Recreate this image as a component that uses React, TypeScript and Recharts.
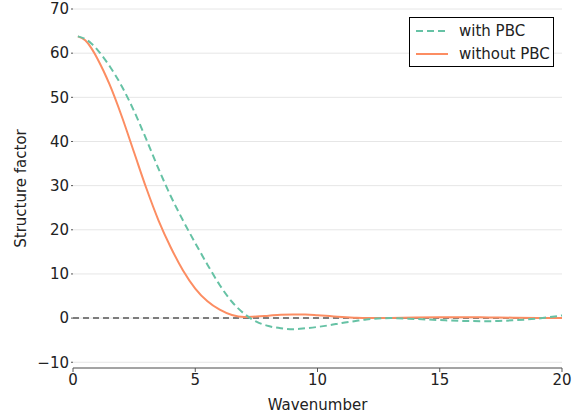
import { LineChart, Line, XAxis, YAxis, CartesianGrid, ReferenceLine, Label } from "recharts";

const wavenumbers = [0.2, 0.5, 0.75, 1, 1.25, 1.5, 2, 2.5, 3, 3.5, 4, 4.5, 5, 5.5, 6, 6.5, 7, 7.5, 8, 8.5, 9, 9.5, 10, 10.5, 11, 11.5, 12, 13, 14, 15, 16, 17, 18, 19, 20];
const withPbc = [63.8, 63.2, 62.2, 60.75, 59.0, 57.05, 52.45, 46.85, 40.45, 33.8, 27.6, 22.1, 17.0, 12.1, 7.5, 3.7, 1.0, -0.8, -1.8, -2.3, -2.5, -2.3, -2.0, -1.6, -1.1, -0.7, -0.3, 0.0, -0.2, -0.45, -0.65, -0.7, -0.5, -0.1, 0.6];
const withoutPbc = [63.8, 62.9, 61.15, 58.75, 55.95, 52.85, 45.6, 37.5, 29.4, 22.1, 16.0, 10.8, 6.7, 3.8, 1.9, 0.7, 0.25, 0.35, 0.55, 0.75, 0.8, 0.8, 0.65, 0.45, 0.25, 0.1, 0.0, 0.05, 0.15, 0.2, 0.2, 0.15, 0.1, 0.05, 0.0];
const xTicks = [0, 5, 10, 15, 20];
const yTicks = [-10, 0, 10, 20, 30, 40, 50, 60, 70];

const GREEN = "#66c2a5";
const ORANGE = "#fc8d62";
const FONT = "DejaVu Sans, sans-serif";
const TEXT = "#222";

const data = wavenumbers.map((k, i) => ({ k, withPbc: withPbc[i], withoutPbc: withoutPbc[i] }));

function LegendBox() {
  return (
    <div
      style={{
        position: "absolute",
        left: 409,
        top: 17,
        width: 145,
        height: 50,
        border: "1px solid #000",
        background: "#fff",
        fontFamily: FONT,
        fontSize: 15,
        color: TEXT,
        boxSizing: "border-box",
        padding: "1px 0 0 6px",
      }}
    >
      <div style={{ display: "flex", alignItems: "center", height: 23 }}>
        <svg width={32} height={4} style={{ marginRight: 11 }}>
          <line x1={0} y1={2} x2={32} y2={2} stroke={GREEN} strokeWidth={2} strokeDasharray="7 4" />
        </svg>
        with PBC
      </div>
      <div style={{ display: "flex", alignItems: "center", height: 23 }}>
        <svg width={32} height={4} style={{ marginRight: 11 }}>
          <line x1={0} y1={2} x2={32} y2={2} stroke={ORANGE} strokeWidth={2} />
        </svg>
        without PBC
      </div>
    </div>
  );
}

export default function App() {
  return (
    <div style={{ position: "absolute", left: 0, top: 0, width: 587, height: 414, background: "#fff" }}>
      <LineChart width={587} height={414} data={data} margin={{ top: 9, right: 25, left: 0, bottom: 0 }}>
        <CartesianGrid vertical={false} stroke="#e6e6e6" strokeWidth={1} />
        <XAxis
          dataKey="k"
          type="number"
          domain={[0, 20]}
          ticks={xTicks}
          height={46}
          stroke="#555"
          tickSize={4}
          tick={{ fontSize: 15, fill: TEXT, fontFamily: FONT }}
        >
          <Label value="Wavenumber" position="insideBottom" offset={4} style={{ fontSize: 15, fill: TEXT, fontFamily: FONT }} />
        </XAxis>
        <YAxis
          type="number"
          domain={[-11.3, 70]}
          ticks={yTicks}
          width={73}
          axisLine={false}
          tickSize={2}
          tickLine={{ stroke: "#555" }}
          tickFormatter={(v: number) => String(v).replace("-", "\u2212")}
          tick={{ fontSize: 15, fill: TEXT, fontFamily: FONT }}
          allowDataOverflow
        >
          <Label value="Structure factor" angle={-90} position="insideLeft" offset={21} style={{ fontSize: 15, fill: TEXT, fontFamily: FONT, textAnchor: "middle" }} />
        </YAxis>
        <ReferenceLine y={0} stroke="#555" strokeWidth={1.5} strokeDasharray="6 4" />
        <Line type="monotone" dataKey="withoutPbc" stroke={ORANGE} strokeWidth={2} dot={false} isAnimationActive={false} />
        <Line type="monotone" dataKey="withPbc" stroke={GREEN} strokeWidth={2} strokeDasharray="7 4" dot={false} isAnimationActive={false} />
      </LineChart>
      <LegendBox />
    </div>
  );
}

* * * * *

## Your goal
Each line from the top of the material through the line containing "CartesianGrid, ReferenceLine, Label" should be reproduced exactly; please drop any images.

## Finished exercise
Recreate this image as a component that uses React, TypeScript and Recharts.
import { LineChart, Line, XAxis, YAxis, CartesianGrid, ReferenceLine, Label } from "recharts";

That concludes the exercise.